If your head’s not in the game then neither are you
I began to wonder- is she superstitious within the range of normal or is she crazy? This is a woman who is very intelligent and quite successful in the entertainment business. So, what’s wrong with some superstitions, other than looking and sounding a little bizarre to those of us without them? Maybe her beliefs help her perform better in certain scenarios. We know that a person’s psychological stability greatly impacts his/her performance. Just look at Tiger Woods or Kobe Bryant. As external circumstances have changed in their lives (and likely messed with their heads), their performances have suffered. If your head’s not in the game then neither are you. That’s why we have sports psychologists, life coaches and other professionals to help keep athletes and other performers focused. So, if having a superstition gives you a psychological edge then, really, there’s nothing wrong with it. Most actors, sports figures, and many other professionals have some sort of ritual or superstition (lucky meal, shirt, jersey, etc.) that leads them to believe they have an edge. And for the most part it works because the psychological boost it gives them allows them to perform at their best.
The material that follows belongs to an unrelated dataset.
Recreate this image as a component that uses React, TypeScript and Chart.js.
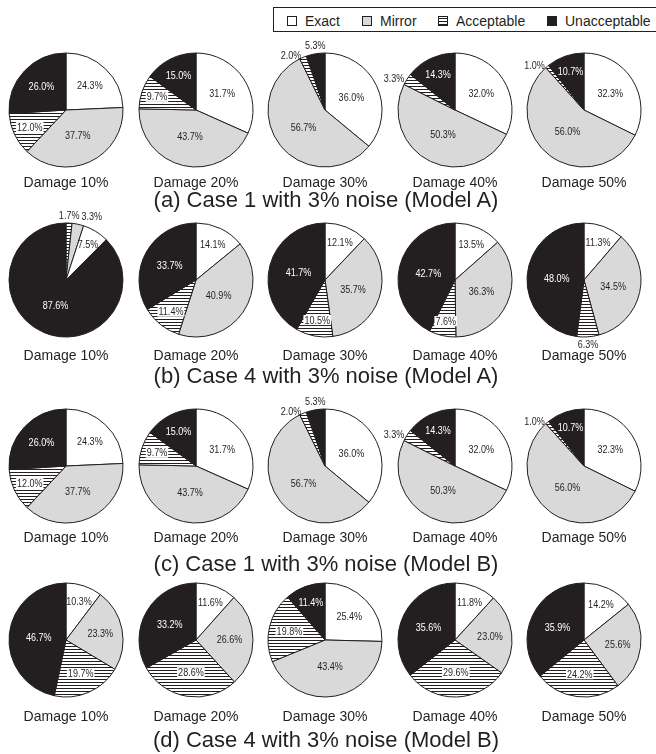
import React, { useEffect, useRef } from 'react';
import { Chart, registerables } from 'chart.js';

Chart.register(...registerables);

const CATEGORIES = ['Exact', 'Mirror', 'Acceptable', 'Unacceptable'];
const DAMAGE_LEVELS = ['Damage 10%', 'Damage 20%', 'Damage 30%', 'Damage 40%', 'Damage 50%'];
const PANEL_TITLES = [
  '(a) Case 1 with 3% noise (Model A)',
  '(b) Case 4 with 3% noise (Model A)',
  '(c) Case 1 with 3% noise (Model B)',
  '(d) Case 4 with 3% noise (Model B)',
];

// Shares (%) per damage level, listed in CATEGORIES order
const CASE1_MODEL_A = [
  [24.3, 37.7, 12.0, 26.0],
  [31.7, 43.7, 9.7, 15.0],
  [36.0, 56.7, 2.0, 5.3],
  [32.0, 50.3, 3.3, 14.3],
  [32.3, 56.0, 1.0, 10.7],
];
const CASE4_MODEL_A = [
  [7.5, 3.3, 1.7, 87.6],
  [14.1, 40.9, 11.4, 33.7],
  [12.1, 35.7, 10.5, 41.7],
  [13.5, 36.3, 7.6, 42.7],
  [11.3, 34.5, 6.3, 48.0],
];
const CASE1_MODEL_B = [
  [24.3, 37.7, 12.0, 26.0],
  [31.7, 43.7, 9.7, 15.0],
  [36.0, 56.7, 2.0, 5.3],
  [32.0, 50.3, 3.3, 14.3],
  [32.3, 56.0, 1.0, 10.7],
];
const CASE4_MODEL_B = [
  [10.3, 23.3, 19.7, 46.7],
  [11.6, 26.6, 28.6, 33.2],
  [25.4, 43.4, 19.8, 11.4],
  [11.8, 23.0, 29.6, 35.6],
  [14.2, 25.6, 24.2, 35.9],
];
const PANELS = [CASE1_MODEL_A, CASE4_MODEL_A, CASE1_MODEL_B, CASE4_MODEL_B];

// Clockwise slice order from 12 o'clock (indices into CATEGORIES)
const STANDARD_ORDER = [0, 1, 2, 3];
const CASE4_A_DAMAGE10_ORDER = [2, 1, 0, 3];
const PANEL_ORDERS = [
  [STANDARD_ORDER, STANDARD_ORDER, STANDARD_ORDER, STANDARD_ORDER, STANDARD_ORDER],
  [CASE4_A_DAMAGE10_ORDER, STANDARD_ORDER, STANDARD_ORDER, STANDARD_ORDER, STANDARD_ORDER],
  [STANDARD_ORDER, STANDARD_ORDER, STANDARD_ORDER, STANDARD_ORDER, STANDARD_ORDER],
  [STANDARD_ORDER, STANDARD_ORDER, STANDARD_ORDER, STANDARD_ORDER, STANDARD_ORDER],
];

// ---- styling / layout ----
const INK = '#231f20';
const WHITE = '#ffffff';
const GRAY = '#d9d9d9';
const FONT = '"Liberation Sans", Arial, Helvetica, sans-serif';
const PIE_X = [66, 196, 325, 455, 584];
const ROW_Y = [110, 280, 466, 640];
const CAPTION_Y = [182, 355, 537, 716];
const TITLE_Y = [200, 376, 564, 740];
const RADIUS = 57;
const CANVAS_SIZE = 180;
const LABEL_SIZE = 11;
const NARROW = 0.82;
const LEGEND_ICON_X = [287, 362, 438, 547];

function makeHatch(): CanvasPattern | string {
  const tile = document.createElement('canvas');
  tile.width = 4;
  tile.height = 3;
  const t = tile.getContext('2d');
  if (!t) return GRAY;
  t.fillStyle = WHITE;
  t.fillRect(0, 0, 4, 3);
  t.fillStyle = INK;
  t.fillRect(0, 0, 4, 1);
  const p = t.createPattern(tile, 'repeat');
  return p || GRAY;
}

type Box = { l: number; r: number; t: number; b: number };

const sliceLabels = {
  id: 'sliceLabels',
  afterDatasetsDraw(chart: any) {
    const ctx: CanvasRenderingContext2D = chart.ctx;
    const meta = chart.getDatasetMeta(0);
    const ds = chart.data.datasets[0];
    const placed: Box[] = [];
    meta.data.forEach((arc: any, i: number) => {
      const v: number = ds.data[i];
      const cat: number = ds.categoryIndex[i];
      const { x, y, startAngle, endAngle, outerRadius } = arc.getProps(
        ['x', 'y', 'startAngle', 'endAngle', 'outerRadius'],
        true
      );
      const mid = (startAngle + endAngle) / 2;
      const dx = Math.cos(mid);
      const dy = Math.sin(mid);
      const text = v.toFixed(1) + '%';
      ctx.save();
      ctx.font = `${LABEL_SIZE}px ${FONT}`;
      const w = ctx.measureText(text).width * NARROW;
      const h = 8;
      let tx: number;
      let ty: number;
      const outside = v < 7;
      if (outside) {
        const ax = x + dx * (outerRadius + 2);
        const ay = y + dy * (outerRadius + 2);
        if (Math.abs(dx) > 0.3) {
          tx = ax + Math.sign(dx) * (w / 2 + 1);
          ty = ay;
        } else {
          tx = ax;
          ty = ay + Math.sign(dy) * (h / 2 + 2);
        }
        // keep neighbouring outside labels from overlapping
        for (const p of placed) {
          const l = tx - w / 2;
          const r = tx + w / 2;
          const tp = ty - h / 2;
          const bt = ty + h / 2;
          if (l < p.r && r > p.l && tp < p.b && bt > p.t) {
            tx += p.r - l + 2;
          }
        }
        placed.push({ l: tx - w / 2, r: tx + w / 2, t: ty - h / 2, b: ty + h / 2 });
      } else {
        const f = Math.min(0.8, Math.max(0.48, 0.8 - 0.008 * v));
        tx = x + dx * outerRadius * f;
        ty = y + dy * outerRadius * f;
      }
      if (cat === 2 && !outside) {
        ctx.fillStyle = WHITE;
        ctx.fillRect(tx - w / 2 - 1, ty - 5, w + 2, 10);
      }
      ctx.fillStyle = cat === 3 && !outside ? WHITE : INK;
      ctx.translate(tx, ty);
      ctx.scale(NARROW, 1);
      ctx.textAlign = 'center';
      ctx.textBaseline = 'middle';
      ctx.fillText(text, 0, 0.5);
      ctx.restore();
    });
  },
};

function Pie({ values, order, cx, cy }: { values: number[]; order: number[]; cx: number; cy: number }) {
  const ref = useRef<HTMLCanvasElement>(null);
  useEffect(() => {
    const canvas = ref.current;
    if (!canvas) return;
    const fills = [WHITE, GRAY, makeHatch(), INK];
    const chart = new Chart(canvas, {
      type: 'pie',
      data: {
        labels: order.map((k) => CATEGORIES[k]),
        datasets: [
          {
            data: order.map((k) => values[k]),
            backgroundColor: order.map((k) => fills[k]) as any,
            borderColor: INK,
            borderWidth: 1,
            radius: RADIUS,
            categoryIndex: order,
          } as any,
        ],
      },
      options: {
        responsive: false,
        maintainAspectRatio: false,
        animation: false,
        devicePixelRatio: 1,
        events: [],
        radius: RADIUS,
        layout: { padding: 0 },
        plugins: { legend: { display: false }, tooltip: { enabled: false }, title: { display: false } },
      } as any,
      plugins: [sliceLabels as any],
    });
    return () => chart.destroy();
  }, [values, order]);
  return (
    <canvas
      ref={ref}
      width={CANVAS_SIZE}
      height={CANVAS_SIZE}
      style={{ position: 'absolute', left: cx - CANVAS_SIZE / 2, top: cy - CANVAS_SIZE / 2, width: CANVAS_SIZE, height: CANVAS_SIZE }}
    />
  );
}

function Text({ x, y, size, children }: { x: number; y: number; size: number; children: React.ReactNode }) {
  return (
    <div
      style={{
        position: 'absolute',
        left: x,
        top: y,
        transform: 'translate(-50%, -50%)',
        fontFamily: FONT,
        fontSize: size,
        lineHeight: 1,
        color: INK,
        whiteSpace: 'nowrap',
      }}
    >
      {children}
    </div>
  );
}

const ICON_FILLS = [
  WHITE,
  GRAY,
  `repeating-linear-gradient(to bottom, ${WHITE} 0px, ${WHITE} 1px, ${INK} 1px, ${INK} 2px, ${WHITE} 2px, ${WHITE} 3px)`,
  INK,
];

export default function App() {
  useEffect(() => {
    document.body.style.margin = '0';
  }, []);
  return (
    <div style={{ position: 'relative', width: 656, height: 754, overflow: 'hidden', background: WHITE }}>
      <div
        style={{
          position: 'absolute',
          left: 273,
          top: 7,
          width: 420,
          height: 25,
          border: `1px solid ${INK}`,
          boxSizing: 'border-box',
        }}
      />
      {CATEGORIES.map((c, i) => (
        <React.Fragment key={c}>
          <div
            style={{
              position: 'absolute',
              left: LEGEND_ICON_X[i],
              top: 16,
              width: 10,
              height: 10,
              boxSizing: 'border-box',
              border: `1px solid ${INK}`,
              background: ICON_FILLS[i],
            }}
          />
          <div
            style={{
              position: 'absolute',
              left: LEGEND_ICON_X[i] + 18,
              top: 21,
              transform: 'translateY(-50%)',
              fontFamily: FONT,
              fontSize: 14,
              lineHeight: 1,
              color: INK,
              whiteSpace: 'nowrap',
            }}
          >
            {c}
          </div>
        </React.Fragment>
      ))}
      {PANELS.map((panel, r) => (
        <React.Fragment key={r}>
          {panel.map((values, c) => (
            <React.Fragment key={c}>
              <Pie values={values} order={PANEL_ORDERS[r][c]} cx={PIE_X[c]} cy={ROW_Y[r]} />
              <Text x={PIE_X[c]} y={CAPTION_Y[r]} size={14}>
                {DAMAGE_LEVELS[c]}
              </Text>
            </React.Fragment>
          ))}
          <Text x={326} y={TITLE_Y[r]} size={22}>
            {PANEL_TITLES[r]}
          </Text>
        </React.Fragment>
      ))}
    </div>
  );
}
Superstitions only become a problem when your rituals or behaviors interfere with your day-to-day functioning. If rituals or behaviors cause you to arrive late or miss important meetings, or if they interfere with relationships in your life, then they are not assets. And if you don’t have access to the stimulus needed to calm your anxiety (imagine Tiger Woods misplacing his ‘lucky socks’) the superstition has the potential to interfere with your performance. So it becomes a double-edged sword. Balance is vital- letting superstitions assist and not thwart you. Alcohol in moderation can be healthy, but in excess, like most things, it can cause problems. Superstitions are exactly the same animal. In moderation, they cause you to believe that you will do better, which can give you self-confidence and improve your performance. However, if they become an addiction or obsession they are a hindrance and unhealthy. If you’re not sure seek professional help or just ask your friends to be honest if you appear to be going off the deep end. Keep yourself in check and be sure to use the superstitions you do have to your advantage!